2007年12月07日11:36
The announcement by China's leadership of a tougher economic policy for 2008 shows a new consensus that more has to be done to address risks of inflation and overheating in the nation's fast-growing economy.
The new position, which formalizes a policy shift already under way over the past couple of months, was announced yesterday at the close of the annual Central Economic Work Conference chaired by President Hu Jintao.
The rise in inflation, which this year was running at 4.4% through October, has become a major concern of the leadership and has apparently trumped any worries about a slowdown in the world economy.
Although policy makers have been expressing concerns about rapid growth in bank lending and corporate investment for some time, inflation brought new worries of eroding living standards and increased social tensions.
China's inflation has so far been confined mostly to food prices, but it is a definite concern. In October, for example, cooking oil cost 34% more than a year earlier. Policy makers say their goal is to prevent such price increases from spreading throughout the economy.
In order to achieve that, a 'tight' monetary policy will be followed for 2008, a rare and significant change in the official stance. Since the middle of this year, officials had characterized China's monetary policy as 'stable-to-tight,' which itself was somewhat tougher language than the previous standard of a 'stable' monetary policy.
The new policy was announced by the central bank and the main economic-planning agency, the National Development and Reform Commission, two bodies sometimes seen to be at odds.
What form next year's tighter policy could take is uncertain, but more direct controls of bank lending seem certain to be part of the mix. In recent weeks, the central bank has been rolling out a tougher supervision system to try to ensure that commercial banks next year will adhere to often-ignored lending quotas.

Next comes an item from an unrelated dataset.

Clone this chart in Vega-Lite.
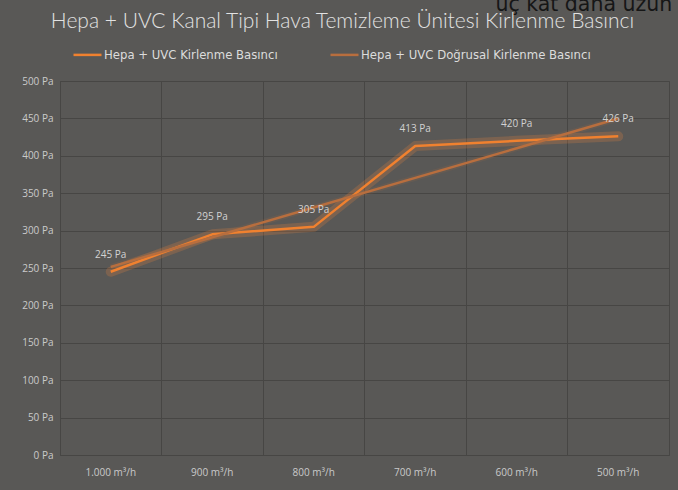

If inflation doesn't retreat, some further interest-rate increases are also possible. The benchmark deposit rate, at 3.87%, is below the rate of inflation -- meaning households are effectively losing money on bank savings.
Analysts say measures taken this year have been moderate and have done relatively little to restrain economic activity. Five increases in interest rates have barely kept up with accelerating inflation, thus the cost of borrowing didn't rise, or even declined, in real terms.
The central bank has also periodically ordered commercial banks to keep more money on reserve. But such increases in the so-called reserve-requirement ratio just kept up with the flow of cash into the economy from the country's large trade surplus, and so haven't seriously restricted the funds available for lending.
Indeed, economic growth accelerated to 11.5% for the first three quarters of this year, from 11.1% in 2006, and its momentum is powerful. Most analysts expect only a very moderate slowdown next year, even taking into account the weakening U.S. economy and tighter domestic policy. The State Information Center, a Chinese government think tank, this week forecast economic growth of 10.8% for 2008.
Many economists also expect China to allow its currency to strengthen at a faster pace next year, in part because a stronger currency helps combat inflation by making imports cheaper. The yuan has risen about 5.5% against the U.S. dollar this year, but the effect of that gain has so far been limited because the dollar itself has been sharply declining against other currencies.